■ **SET TASK**
Beginning with the line that contains "Give me the", retype the entries below exactly, ending with the line that contains "efficiency = [2468, 2986, 4104]". Leave out any pictures.

[Dataset items]
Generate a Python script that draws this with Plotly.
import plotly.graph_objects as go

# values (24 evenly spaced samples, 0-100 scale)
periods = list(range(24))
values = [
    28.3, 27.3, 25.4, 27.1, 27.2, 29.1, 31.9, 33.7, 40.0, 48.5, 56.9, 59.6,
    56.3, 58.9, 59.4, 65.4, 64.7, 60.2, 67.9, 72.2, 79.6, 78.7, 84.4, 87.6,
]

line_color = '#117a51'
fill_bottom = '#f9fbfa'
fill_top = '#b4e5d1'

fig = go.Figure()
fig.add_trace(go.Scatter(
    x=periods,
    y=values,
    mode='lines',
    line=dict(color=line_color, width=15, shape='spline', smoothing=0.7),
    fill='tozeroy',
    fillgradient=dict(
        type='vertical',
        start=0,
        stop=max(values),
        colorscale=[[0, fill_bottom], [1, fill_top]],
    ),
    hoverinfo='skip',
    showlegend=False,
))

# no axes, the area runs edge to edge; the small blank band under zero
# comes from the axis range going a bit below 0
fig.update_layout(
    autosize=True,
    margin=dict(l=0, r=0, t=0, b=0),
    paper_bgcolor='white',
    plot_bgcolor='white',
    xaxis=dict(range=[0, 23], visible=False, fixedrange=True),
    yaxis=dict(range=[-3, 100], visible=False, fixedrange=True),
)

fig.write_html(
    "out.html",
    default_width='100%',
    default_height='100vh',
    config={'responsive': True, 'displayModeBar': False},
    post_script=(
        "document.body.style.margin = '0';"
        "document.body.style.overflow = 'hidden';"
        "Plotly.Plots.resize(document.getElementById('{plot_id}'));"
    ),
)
==
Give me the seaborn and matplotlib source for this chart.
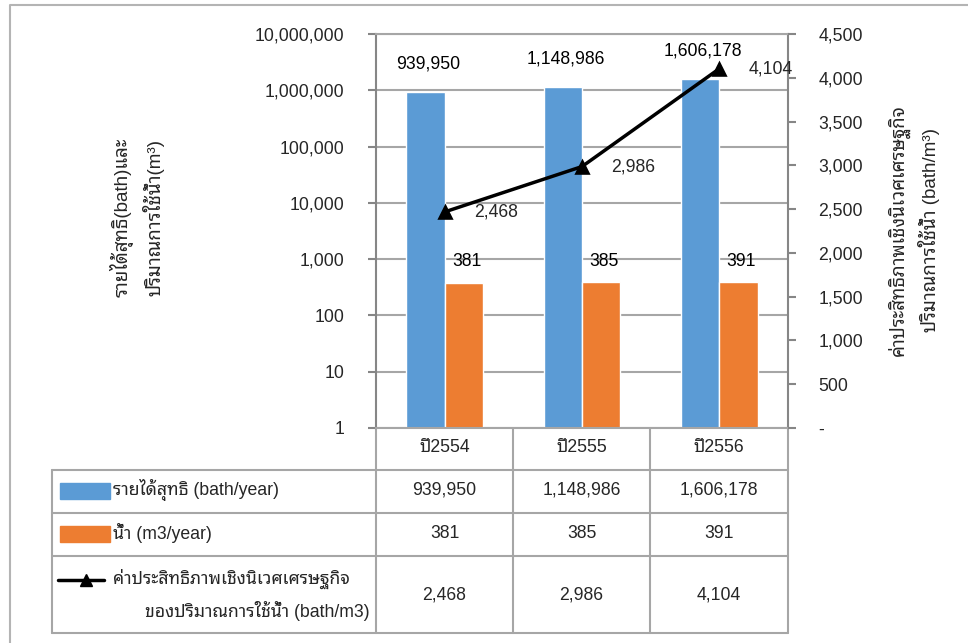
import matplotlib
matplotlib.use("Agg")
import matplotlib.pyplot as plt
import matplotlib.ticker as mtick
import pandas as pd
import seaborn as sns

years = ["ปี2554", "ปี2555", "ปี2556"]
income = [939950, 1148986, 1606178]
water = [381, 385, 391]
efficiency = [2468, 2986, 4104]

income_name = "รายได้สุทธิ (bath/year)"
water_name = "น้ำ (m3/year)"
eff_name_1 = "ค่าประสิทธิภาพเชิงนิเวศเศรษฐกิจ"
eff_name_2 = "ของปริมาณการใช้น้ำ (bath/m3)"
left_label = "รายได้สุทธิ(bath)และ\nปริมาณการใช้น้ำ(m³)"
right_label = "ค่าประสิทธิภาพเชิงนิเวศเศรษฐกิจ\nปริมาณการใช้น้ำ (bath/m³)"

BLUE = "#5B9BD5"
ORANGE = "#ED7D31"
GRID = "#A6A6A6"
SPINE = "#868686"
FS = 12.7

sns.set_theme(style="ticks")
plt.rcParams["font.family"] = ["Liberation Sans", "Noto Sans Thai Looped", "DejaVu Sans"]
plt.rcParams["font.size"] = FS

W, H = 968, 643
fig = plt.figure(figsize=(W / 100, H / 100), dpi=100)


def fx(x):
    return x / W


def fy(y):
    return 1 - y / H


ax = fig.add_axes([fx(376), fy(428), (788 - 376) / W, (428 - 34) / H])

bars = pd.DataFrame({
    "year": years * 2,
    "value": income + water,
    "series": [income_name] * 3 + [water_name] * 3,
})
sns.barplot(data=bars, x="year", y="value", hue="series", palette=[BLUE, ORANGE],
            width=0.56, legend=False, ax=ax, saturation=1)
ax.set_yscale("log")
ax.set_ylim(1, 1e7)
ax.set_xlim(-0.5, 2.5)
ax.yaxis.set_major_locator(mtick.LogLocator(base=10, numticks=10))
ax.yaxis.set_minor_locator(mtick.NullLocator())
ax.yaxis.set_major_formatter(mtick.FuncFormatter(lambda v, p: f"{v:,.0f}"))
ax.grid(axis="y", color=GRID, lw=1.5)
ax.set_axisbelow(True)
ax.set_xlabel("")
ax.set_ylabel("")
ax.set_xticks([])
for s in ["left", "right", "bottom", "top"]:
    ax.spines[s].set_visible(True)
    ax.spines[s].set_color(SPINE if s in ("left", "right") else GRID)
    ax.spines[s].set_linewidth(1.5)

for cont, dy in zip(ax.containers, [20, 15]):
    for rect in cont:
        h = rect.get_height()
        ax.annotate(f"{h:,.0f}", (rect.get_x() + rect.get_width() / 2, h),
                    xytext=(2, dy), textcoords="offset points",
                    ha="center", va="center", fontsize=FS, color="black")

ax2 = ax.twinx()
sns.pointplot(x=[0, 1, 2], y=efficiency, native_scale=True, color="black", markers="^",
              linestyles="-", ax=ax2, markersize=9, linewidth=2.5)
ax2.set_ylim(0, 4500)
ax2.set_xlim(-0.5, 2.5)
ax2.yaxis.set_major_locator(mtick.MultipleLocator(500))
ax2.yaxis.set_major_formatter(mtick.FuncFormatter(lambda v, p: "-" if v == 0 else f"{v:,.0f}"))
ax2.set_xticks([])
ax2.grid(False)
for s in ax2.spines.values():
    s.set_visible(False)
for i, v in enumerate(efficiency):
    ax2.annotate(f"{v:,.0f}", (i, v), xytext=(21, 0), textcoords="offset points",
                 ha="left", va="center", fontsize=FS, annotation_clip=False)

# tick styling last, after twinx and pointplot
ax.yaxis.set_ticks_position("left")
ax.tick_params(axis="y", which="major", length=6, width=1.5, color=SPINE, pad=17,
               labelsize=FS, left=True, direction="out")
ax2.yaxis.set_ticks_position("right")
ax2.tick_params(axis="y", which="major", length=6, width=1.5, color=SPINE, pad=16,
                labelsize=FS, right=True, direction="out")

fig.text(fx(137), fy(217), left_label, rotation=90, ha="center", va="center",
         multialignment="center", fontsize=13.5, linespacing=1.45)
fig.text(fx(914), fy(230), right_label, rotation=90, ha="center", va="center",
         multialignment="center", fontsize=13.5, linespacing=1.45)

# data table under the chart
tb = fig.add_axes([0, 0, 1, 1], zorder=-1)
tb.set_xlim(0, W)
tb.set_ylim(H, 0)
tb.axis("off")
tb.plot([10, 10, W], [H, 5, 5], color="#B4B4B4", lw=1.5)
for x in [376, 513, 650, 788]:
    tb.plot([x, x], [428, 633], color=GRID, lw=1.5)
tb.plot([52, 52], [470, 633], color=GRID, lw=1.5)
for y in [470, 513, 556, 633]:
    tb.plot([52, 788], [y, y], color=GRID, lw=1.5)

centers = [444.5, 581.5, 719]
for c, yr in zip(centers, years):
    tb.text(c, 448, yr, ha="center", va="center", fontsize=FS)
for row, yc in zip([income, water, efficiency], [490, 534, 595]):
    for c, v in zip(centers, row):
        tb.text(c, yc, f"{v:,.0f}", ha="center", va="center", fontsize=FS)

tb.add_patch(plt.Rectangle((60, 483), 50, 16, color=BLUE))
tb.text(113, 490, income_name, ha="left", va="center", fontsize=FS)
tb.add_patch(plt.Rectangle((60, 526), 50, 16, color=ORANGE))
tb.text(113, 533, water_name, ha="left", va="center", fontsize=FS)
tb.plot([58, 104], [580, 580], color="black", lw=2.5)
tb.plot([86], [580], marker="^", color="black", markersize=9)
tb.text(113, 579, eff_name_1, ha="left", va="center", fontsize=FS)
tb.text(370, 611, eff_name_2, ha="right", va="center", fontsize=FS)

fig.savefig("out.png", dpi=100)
* * *
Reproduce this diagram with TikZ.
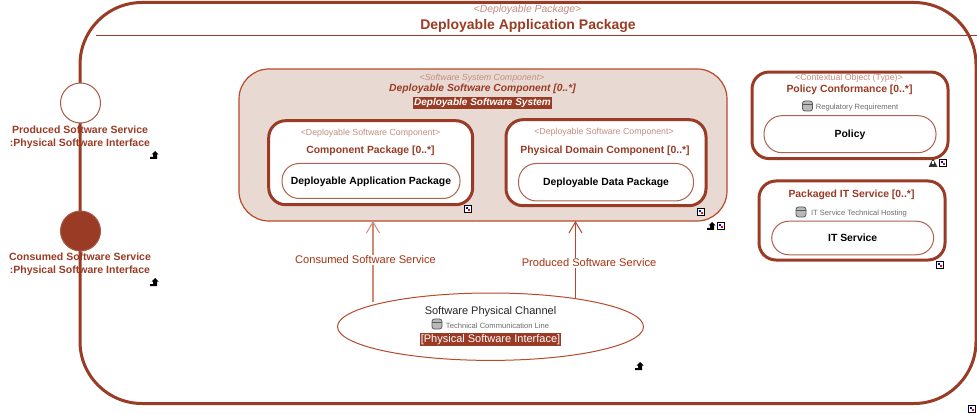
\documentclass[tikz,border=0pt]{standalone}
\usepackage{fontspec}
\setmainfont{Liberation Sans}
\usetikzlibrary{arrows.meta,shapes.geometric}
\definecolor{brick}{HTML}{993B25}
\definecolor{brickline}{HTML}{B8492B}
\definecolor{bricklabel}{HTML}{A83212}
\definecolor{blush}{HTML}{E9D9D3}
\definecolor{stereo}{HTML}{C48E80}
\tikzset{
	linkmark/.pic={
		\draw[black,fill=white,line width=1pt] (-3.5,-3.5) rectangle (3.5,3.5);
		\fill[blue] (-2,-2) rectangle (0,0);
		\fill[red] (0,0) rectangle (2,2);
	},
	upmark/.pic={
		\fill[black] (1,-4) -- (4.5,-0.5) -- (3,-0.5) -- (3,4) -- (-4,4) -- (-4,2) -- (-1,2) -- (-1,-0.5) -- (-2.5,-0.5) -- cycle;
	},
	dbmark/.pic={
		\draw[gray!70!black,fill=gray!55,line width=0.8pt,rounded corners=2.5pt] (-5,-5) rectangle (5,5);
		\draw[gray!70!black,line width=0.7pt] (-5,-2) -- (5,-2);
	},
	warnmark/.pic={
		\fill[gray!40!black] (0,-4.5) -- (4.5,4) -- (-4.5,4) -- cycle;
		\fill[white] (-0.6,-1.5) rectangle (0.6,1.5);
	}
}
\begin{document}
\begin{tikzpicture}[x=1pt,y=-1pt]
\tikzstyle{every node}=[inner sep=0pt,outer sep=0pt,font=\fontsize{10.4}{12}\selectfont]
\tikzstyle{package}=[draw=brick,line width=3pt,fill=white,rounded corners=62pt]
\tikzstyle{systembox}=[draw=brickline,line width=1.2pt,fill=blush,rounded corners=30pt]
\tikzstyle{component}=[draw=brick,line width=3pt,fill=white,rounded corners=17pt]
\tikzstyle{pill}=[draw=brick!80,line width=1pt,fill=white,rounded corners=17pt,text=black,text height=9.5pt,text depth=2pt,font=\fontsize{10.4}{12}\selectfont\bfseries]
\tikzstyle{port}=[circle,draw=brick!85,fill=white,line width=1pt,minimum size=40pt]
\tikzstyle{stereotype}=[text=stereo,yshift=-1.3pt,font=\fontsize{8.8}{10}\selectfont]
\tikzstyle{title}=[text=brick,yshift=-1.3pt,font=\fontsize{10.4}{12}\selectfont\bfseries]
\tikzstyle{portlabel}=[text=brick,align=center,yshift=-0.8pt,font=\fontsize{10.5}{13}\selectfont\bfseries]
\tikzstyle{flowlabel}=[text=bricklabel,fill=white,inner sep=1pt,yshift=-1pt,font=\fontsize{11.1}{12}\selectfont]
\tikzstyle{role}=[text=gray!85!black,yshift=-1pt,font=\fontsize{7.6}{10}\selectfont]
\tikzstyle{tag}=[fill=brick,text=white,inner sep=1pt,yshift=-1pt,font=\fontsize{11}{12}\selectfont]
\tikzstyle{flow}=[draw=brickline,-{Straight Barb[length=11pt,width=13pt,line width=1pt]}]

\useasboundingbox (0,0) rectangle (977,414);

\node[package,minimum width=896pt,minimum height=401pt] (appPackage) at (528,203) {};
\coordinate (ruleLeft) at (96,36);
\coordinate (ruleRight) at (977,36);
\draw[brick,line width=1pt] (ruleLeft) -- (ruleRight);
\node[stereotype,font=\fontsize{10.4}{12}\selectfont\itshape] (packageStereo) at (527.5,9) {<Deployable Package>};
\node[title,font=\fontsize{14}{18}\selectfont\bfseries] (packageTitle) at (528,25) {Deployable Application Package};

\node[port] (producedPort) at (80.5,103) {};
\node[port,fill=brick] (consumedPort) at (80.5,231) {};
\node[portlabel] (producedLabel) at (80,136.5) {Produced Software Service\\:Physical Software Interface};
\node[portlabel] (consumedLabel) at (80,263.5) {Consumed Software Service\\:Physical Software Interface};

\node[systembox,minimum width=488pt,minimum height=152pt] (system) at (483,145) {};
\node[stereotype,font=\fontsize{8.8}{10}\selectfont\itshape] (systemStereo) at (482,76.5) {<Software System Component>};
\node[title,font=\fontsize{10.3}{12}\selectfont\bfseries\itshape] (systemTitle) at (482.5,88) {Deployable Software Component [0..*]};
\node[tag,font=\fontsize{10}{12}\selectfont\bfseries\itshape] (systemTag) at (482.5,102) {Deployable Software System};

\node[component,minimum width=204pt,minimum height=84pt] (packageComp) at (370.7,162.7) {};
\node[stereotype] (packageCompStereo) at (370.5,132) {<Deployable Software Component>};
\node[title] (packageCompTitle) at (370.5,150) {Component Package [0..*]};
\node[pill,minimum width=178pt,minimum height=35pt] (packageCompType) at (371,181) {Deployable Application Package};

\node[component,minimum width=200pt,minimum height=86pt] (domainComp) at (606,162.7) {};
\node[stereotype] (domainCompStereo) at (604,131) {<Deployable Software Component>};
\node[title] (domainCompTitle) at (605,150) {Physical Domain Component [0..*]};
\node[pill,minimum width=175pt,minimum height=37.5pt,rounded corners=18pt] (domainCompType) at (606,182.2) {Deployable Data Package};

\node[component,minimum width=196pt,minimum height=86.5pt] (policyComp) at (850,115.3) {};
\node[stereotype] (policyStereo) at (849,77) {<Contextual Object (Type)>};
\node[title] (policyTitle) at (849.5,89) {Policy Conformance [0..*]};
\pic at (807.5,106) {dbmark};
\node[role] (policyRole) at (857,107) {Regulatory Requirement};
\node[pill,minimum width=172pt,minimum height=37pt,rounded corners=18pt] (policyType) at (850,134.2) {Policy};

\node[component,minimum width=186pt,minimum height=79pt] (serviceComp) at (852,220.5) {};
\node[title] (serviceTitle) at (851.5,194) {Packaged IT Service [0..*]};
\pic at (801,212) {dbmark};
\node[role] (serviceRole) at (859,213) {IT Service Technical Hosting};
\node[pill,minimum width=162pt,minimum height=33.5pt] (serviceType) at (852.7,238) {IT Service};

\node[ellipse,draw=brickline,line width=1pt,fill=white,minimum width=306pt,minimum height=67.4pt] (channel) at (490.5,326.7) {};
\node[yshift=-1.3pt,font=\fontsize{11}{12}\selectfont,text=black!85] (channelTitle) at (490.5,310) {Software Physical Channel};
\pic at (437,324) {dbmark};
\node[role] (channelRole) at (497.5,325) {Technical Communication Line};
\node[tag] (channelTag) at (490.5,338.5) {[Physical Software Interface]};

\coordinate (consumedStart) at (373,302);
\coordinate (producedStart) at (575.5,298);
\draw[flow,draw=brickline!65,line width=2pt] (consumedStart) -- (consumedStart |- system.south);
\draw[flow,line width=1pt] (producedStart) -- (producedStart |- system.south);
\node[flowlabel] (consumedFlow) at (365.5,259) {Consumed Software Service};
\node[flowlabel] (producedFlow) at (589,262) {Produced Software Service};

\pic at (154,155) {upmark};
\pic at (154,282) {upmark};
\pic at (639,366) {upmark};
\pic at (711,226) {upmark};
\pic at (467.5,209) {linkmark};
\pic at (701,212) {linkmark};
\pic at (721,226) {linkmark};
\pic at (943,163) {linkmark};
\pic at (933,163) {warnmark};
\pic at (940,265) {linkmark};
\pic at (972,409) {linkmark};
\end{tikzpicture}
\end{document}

■ **WRITTEN SOLUTION**
Give me the seaborn and matplotlib source for this chart.
import matplotlib
matplotlib.use("Agg")
import matplotlib.pyplot as plt
import matplotlib.ticker as mtick
import pandas as pd
import seaborn as sns

years = ["ปี2554", "ปี2555", "ปี2556"]
income = [939950, 1148986, 1606178]
water = [381, 385, 391]
efficiency = [2468, 2986, 4104]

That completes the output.